Task to complete: Write the listing below out again exactly, dropping the images.

Recorded information:
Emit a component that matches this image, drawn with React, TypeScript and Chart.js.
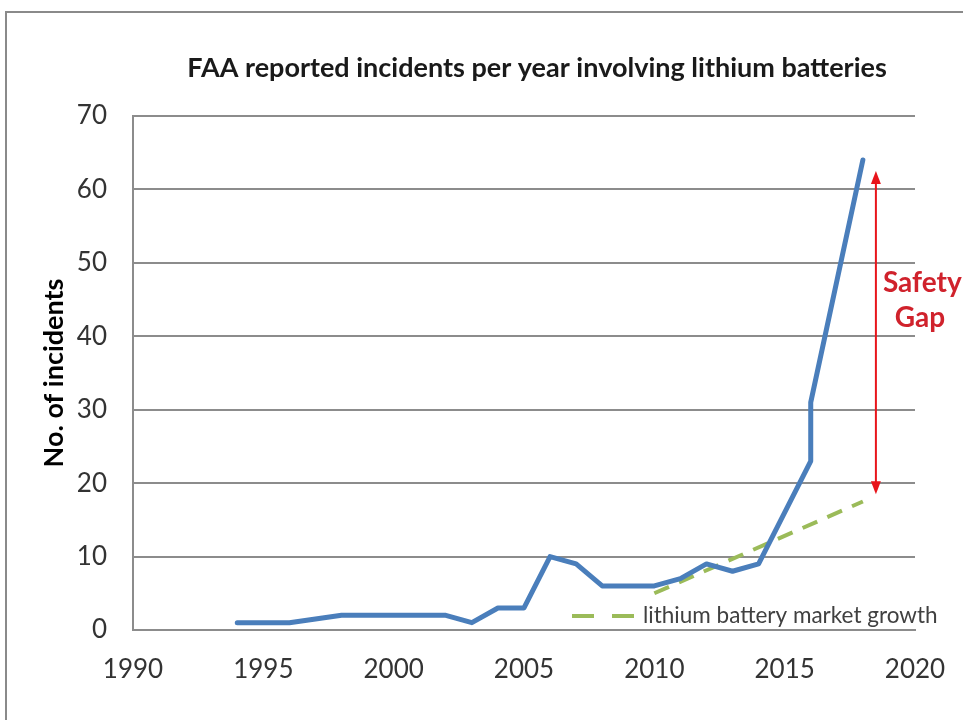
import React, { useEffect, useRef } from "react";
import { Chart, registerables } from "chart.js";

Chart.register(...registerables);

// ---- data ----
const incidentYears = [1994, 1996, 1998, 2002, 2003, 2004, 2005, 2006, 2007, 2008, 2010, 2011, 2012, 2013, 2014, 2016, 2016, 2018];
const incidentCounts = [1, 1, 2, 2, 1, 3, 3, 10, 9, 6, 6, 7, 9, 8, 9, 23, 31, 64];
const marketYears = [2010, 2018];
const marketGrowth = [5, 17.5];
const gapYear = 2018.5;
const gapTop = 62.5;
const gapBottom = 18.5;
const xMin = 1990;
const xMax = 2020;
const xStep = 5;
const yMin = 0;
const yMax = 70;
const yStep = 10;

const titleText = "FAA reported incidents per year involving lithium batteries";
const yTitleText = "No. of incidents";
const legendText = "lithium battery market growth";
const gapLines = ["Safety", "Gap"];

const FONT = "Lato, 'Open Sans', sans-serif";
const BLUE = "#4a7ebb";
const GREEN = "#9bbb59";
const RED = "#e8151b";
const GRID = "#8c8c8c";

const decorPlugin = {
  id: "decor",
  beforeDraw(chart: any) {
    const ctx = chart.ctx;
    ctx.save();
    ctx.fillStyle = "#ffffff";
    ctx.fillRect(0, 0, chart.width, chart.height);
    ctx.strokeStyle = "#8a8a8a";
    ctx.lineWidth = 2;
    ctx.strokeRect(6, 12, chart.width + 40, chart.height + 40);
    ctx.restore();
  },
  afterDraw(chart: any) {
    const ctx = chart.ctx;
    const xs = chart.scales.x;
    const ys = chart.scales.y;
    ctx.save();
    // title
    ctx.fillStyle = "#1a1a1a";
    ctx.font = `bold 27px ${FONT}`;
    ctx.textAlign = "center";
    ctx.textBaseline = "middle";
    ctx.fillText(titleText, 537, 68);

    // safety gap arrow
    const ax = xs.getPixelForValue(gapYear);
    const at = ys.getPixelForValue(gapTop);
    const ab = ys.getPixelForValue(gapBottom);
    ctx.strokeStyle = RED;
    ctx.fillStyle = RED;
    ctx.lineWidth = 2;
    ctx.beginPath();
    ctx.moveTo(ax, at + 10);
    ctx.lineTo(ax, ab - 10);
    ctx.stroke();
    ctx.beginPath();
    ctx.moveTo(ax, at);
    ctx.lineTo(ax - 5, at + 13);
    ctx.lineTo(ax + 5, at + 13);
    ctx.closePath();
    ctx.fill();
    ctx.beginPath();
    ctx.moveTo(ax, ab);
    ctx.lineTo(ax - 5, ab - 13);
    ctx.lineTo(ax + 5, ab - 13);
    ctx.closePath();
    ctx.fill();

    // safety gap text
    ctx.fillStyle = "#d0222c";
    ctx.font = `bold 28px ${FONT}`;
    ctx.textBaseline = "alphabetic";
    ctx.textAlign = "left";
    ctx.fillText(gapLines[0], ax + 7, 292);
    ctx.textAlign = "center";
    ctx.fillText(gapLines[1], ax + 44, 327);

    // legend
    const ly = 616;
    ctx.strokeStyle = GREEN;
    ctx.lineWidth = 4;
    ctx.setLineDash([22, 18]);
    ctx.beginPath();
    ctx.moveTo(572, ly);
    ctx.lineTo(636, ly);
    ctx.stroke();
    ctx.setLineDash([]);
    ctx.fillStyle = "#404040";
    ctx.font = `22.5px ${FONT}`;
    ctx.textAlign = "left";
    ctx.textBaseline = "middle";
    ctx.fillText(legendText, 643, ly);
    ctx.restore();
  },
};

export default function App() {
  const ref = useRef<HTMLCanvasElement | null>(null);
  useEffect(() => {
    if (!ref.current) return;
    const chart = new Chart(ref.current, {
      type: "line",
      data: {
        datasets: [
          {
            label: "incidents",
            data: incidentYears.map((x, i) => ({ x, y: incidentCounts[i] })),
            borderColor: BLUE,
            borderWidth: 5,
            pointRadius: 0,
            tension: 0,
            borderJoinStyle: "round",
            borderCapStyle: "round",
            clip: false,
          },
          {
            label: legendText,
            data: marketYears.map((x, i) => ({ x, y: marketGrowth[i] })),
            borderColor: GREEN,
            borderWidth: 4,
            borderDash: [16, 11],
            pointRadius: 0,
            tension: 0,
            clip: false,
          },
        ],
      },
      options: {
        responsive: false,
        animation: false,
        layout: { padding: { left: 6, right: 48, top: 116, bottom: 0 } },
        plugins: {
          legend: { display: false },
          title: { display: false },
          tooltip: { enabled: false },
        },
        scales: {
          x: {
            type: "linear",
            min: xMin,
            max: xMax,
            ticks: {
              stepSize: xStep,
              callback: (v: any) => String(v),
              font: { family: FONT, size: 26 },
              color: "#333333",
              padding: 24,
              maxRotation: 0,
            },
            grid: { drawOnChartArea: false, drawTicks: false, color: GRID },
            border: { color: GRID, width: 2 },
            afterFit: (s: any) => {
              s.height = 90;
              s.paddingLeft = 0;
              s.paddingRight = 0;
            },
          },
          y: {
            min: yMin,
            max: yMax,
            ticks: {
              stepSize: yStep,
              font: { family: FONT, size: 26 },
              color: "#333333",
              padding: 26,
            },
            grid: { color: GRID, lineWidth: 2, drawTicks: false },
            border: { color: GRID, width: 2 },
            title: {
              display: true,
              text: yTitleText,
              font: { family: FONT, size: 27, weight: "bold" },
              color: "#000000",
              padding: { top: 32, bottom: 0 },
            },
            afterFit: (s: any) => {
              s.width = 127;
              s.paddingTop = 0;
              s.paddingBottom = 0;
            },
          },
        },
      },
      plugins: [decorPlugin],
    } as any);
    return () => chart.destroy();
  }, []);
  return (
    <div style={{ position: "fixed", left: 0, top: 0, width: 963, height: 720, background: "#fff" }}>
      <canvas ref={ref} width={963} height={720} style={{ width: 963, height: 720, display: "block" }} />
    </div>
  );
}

Final result:
Emit a component that matches this image, drawn with React, TypeScript and Chart.js.
import React, { useEffect, useRef } from "react";
import { Chart, registerables } from "chart.js";

Chart.register(...registerables);

// ---- data ----
const incidentYears = [1994, 1996, 1998, 2002, 2003, 2004, 2005, 2006, 2007, 2008, 2010, 2011, 2012, 2013, 2014, 2016, 2016, 2018];
const incidentCounts = [1, 1, 2, 2, 1, 3, 3, 10, 9, 6, 6, 7, 9, 8, 9, 23, 31, 64];
const marketYears = [2010, 2018];
const marketGrowth = [5, 17.5];
const gapYear = 2018.5;
const gapTop = 62.5;
const gapBottom = 18.5;
const xMin = 1990;
const xMax = 2020;
const xStep = 5;
const yMin = 0;
const yMax = 70;
const yStep = 10;

const titleText = "FAA reported incidents per year involving lithium batteries";
const yTitleText = "No. of incidents";
const legendText = "lithium battery market growth";
const gapLines = ["Safety", "Gap"];

const FONT = "Lato, 'Open Sans', sans-serif";
const BLUE = "#4a7ebb";
const GREEN = "#9bbb59";
const RED = "#e8151b";
const GRID = "#8c8c8c";

const decorPlugin = {
  id: "decor",
  beforeDraw(chart: any) {
    const ctx = chart.ctx;
    ctx.save();
    ctx.fillStyle = "#ffffff";
    ctx.fillRect(0, 0, chart.width, chart.height);
    ctx.strokeStyle = "#8a8a8a";
    ctx.lineWidth = 2;
    ctx.strokeRect(6, 12, chart.width + 40, chart.height + 40);
    ctx.restore();
  },
  afterDraw(chart: any) {
    const ctx = chart.ctx;
    const xs = chart.scales.x;
    const ys = chart.scales.y;
    ctx.save();
    // title
    ctx.fillStyle = "#1a1a1a";
    ctx.font = `bold 27px ${FONT}`;
    ctx.textAlign = "center";
    ctx.textBaseline = "middle";
    ctx.fillText(titleText, 537, 68);

    // safety gap arrow
    const ax = xs.getPixelForValue(gapYear);
    const at = ys.getPixelForValue(gapTop);
    const ab = ys.getPixelForValue(gapBottom);
    ctx.strokeStyle = RED;
    ctx.fillStyle = RED;
    ctx.lineWidth = 2;
    ctx.beginPath();
    ctx.moveTo(ax, at + 10);
    ctx.lineTo(ax, ab - 10);
    ctx.stroke();
    ctx.beginPath();
    ctx.moveTo(ax, at);
    ctx.lineTo(ax - 5, at + 13);
    ctx.lineTo(ax + 5, at + 13);
    ctx.closePath();
    ctx.fill();
    ctx.beginPath();
    ctx.moveTo(ax, ab);
    ctx.lineTo(ax - 5, ab - 13);
    ctx.lineTo(ax + 5, ab - 13);
    ctx.closePath();
    ctx.fill();

    // safety gap text
    ctx.fillStyle = "#d0222c";
    ctx.font = `bold 28px ${FONT}`;
    ctx.textBaseline = "alphabetic";
    ctx.textAlign = "left";
    ctx.fillText(gapLines[0], ax + 7, 292);
    ctx.textAlign = "center";
    ctx.fillText(gapLines[1], ax + 44, 327);

    // legend
    const ly = 616;
    ctx.strokeStyle = GREEN;
    ctx.lineWidth = 4;
    ctx.setLineDash([22, 18]);
    ctx.beginPath();
    ctx.moveTo(572, ly);
    ctx.lineTo(636, ly);
    ctx.stroke();
    ctx.setLineDash([]);
    ctx.fillStyle = "#404040";
    ctx.font = `22.5px ${FONT}`;
    ctx.textAlign = "left";
    ctx.textBaseline = "middle";
    ctx.fillText(legendText, 643, ly);
    ctx.restore();
  },
};

export default function App() {
  const ref = useRef<HTMLCanvasElement | null>(null);
  useEffect(() => {
    if (!ref.current) return;
    const chart = new Chart(ref.current, {
      type: "line",
      data: {
        datasets: [
          {
            label: "incidents",
            data: incidentYears.map((x, i) => ({ x, y: incidentCounts[i] })),
            borderColor: BLUE,
            borderWidth: 5,
            pointRadius: 0,
            tension: 0,
            borderJoinStyle: "round",
            borderCapStyle: "round",
            clip: false,
          },
          {
            label: legendText,
            data: marketYears.map((x, i) => ({ x, y: marketGrowth[i] })),
            borderColor: GREEN,
            borderWidth: 4,
            borderDash: [16, 11],
            pointRadius: 0,
            tension: 0,
            clip: false,
          },
        ],
      },
      options: {
        responsive: false,
        animation: false,
        layout: { padding: { left: 6, right: 48, top: 116, bottom: 0 } },
        plugins: {
          legend: { display: false },
          title: { display: false },
          tooltip: { enabled: false },
        },
        scales: {
          x: {
            type: "linear",
            min: xMin,
            max: xMax,
            ticks: {
              stepSize: xStep,
              callback: (v: any) => String(v),
              font: { family: FONT, size: 26 },
              color: "#333333",
              padding: 24,
              maxRotation: 0,
            },
            grid: { drawOnChartArea: false, drawTicks: false, color: GRID },
            border: { color: GRID, width: 2 },
            afterFit: (s: any) => {
              s.height = 90;
              s.paddingLeft = 0;
              s.paddingRight = 0;
            },
          },
          y: {
            min: yMin,
            max: yMax,
            ticks: {
              stepSize: yStep,
              font: { family: FONT, size: 26 },
              color: "#333333",
              padding: 26,
            },
            grid: { color: GRID, lineWidth: 2, drawTicks: false },
            border: { color: GRID, width: 2 },
            title: {
              display: true,
              text: yTitleText,
              font: { family: FONT, size: 27, weight: "bold" },
              color: "#000000",
              padding: { top: 32, bottom: 0 },
            },
            afterFit: (s: any) => {
              s.width = 127;
              s.paddingTop = 0;
              s.paddingBottom = 0;
            },
          },
        },
      },
      plugins: [decorPlugin],
    } as any);
    return () => chart.destroy();
  }, []);
  return (
    <div style={{ position: "fixed", left: 0, top: 0, width: 963, height: 720, background: "#fff" }}>
      <canvas ref={ref} width={963} height={720} style={{ width: 963, height: 720, display: "block" }} />
    </div>
  );
}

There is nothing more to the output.